In North Carolina, this industry has grown quickly, with the state seeing about ten times the shellfish lease applications from 2012 to 2019, and more $USD value than wildlife shellfish since 2018.
Much of the gear used in aquaculture, and in particular shellfish farming, is made from plastic, which makes it lightweight and less expensive than non-plastic gear. However, gear like clam cover netting, cages, bags, ropes, and PVC pipe can be lost accidentally during storms and other events, or abandoned if a company goes out of business. This can be an expensive loss to farmers, and pose an entanglement or ingestion threat to coastal wildlife or injure important habitat like submerged aquatic vegetation.
In order to get ahead of potential gear loss issues, especially after several busy hurricane seasons in the state of North Carolina, NOAA’s Office of Response and Restoration’s Disaster Preparedness Program (DPP) and Marine Debris Program (MDP) partnered with the NOAA National Weather Service, North Carolina Sea Grant, North Carolina Division of Marine Fisheries, and North Carolina Coastal Federation to host a virtual aquaculture gear management and storm preparedness workshop on April 8, 2021.
Close to 60 individuals from the shellfish farming community, including local farmers and aquaculture business owners, attended the workshop and received resources to help prevent aquaculture debris and prepare for storm events.

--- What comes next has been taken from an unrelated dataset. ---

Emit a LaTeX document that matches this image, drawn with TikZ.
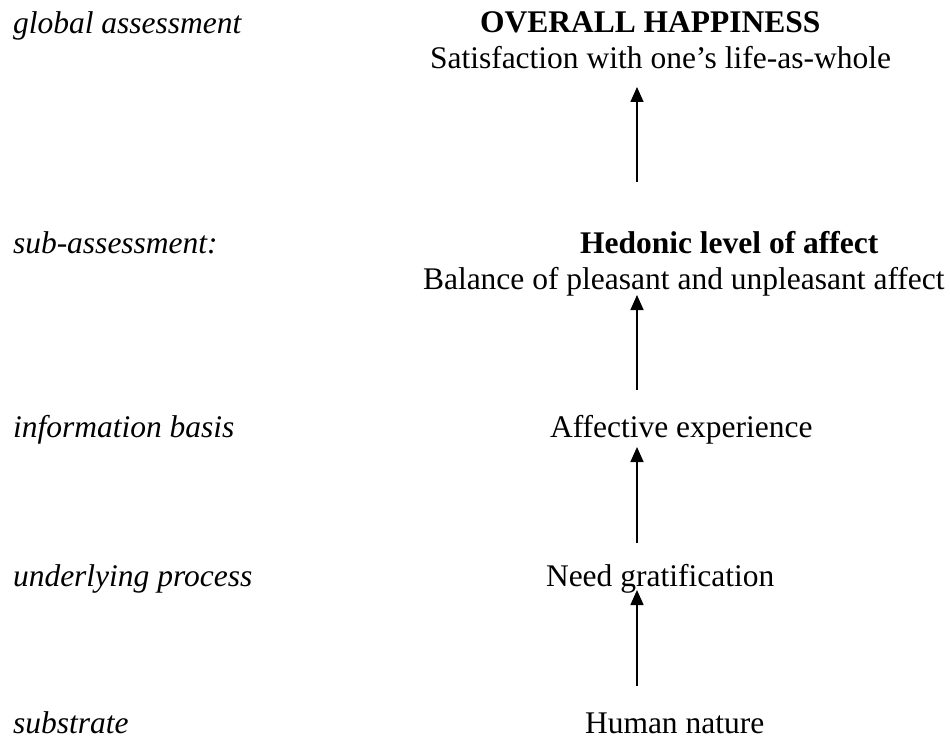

Experts from government, academia, and shellfish industry discussed the importance of environmental stewardship, developing farm storm preparedness plans, and provided practical management techniques to farmers, such as proper gear anchoring methods and severe-storm preparation strategies. Charles Grisafi, Southeast Regional Preparedness Coordinator for the DPP presented an overview of the DPP and discussed how the Program can support storm preparedness planning. Sarah Latshaw, Southeast Regional Coordinator for the MDP, presented an overview of the MDP, the Program’s ongoing work in North Carolina, and the importance of marine debris prevention as the shellfish aquaculture industry increases in size.
With support from NOAA’s Southeast and Caribbean Regional Collaboration Team, all interested shellfish farmers who attended the workshop will be provided with free TOP-ME flat gear tags to tag their in-water aquaculture gear. These tags will help identify the owner if gear is ever lost or displaced during a storm event.
In the coming months, workshop proceedings will be made available that summarize the workshop sessions, and will include additional resources to prevent shellfish aquaculture debris from entering the coastal waters of North Carolina.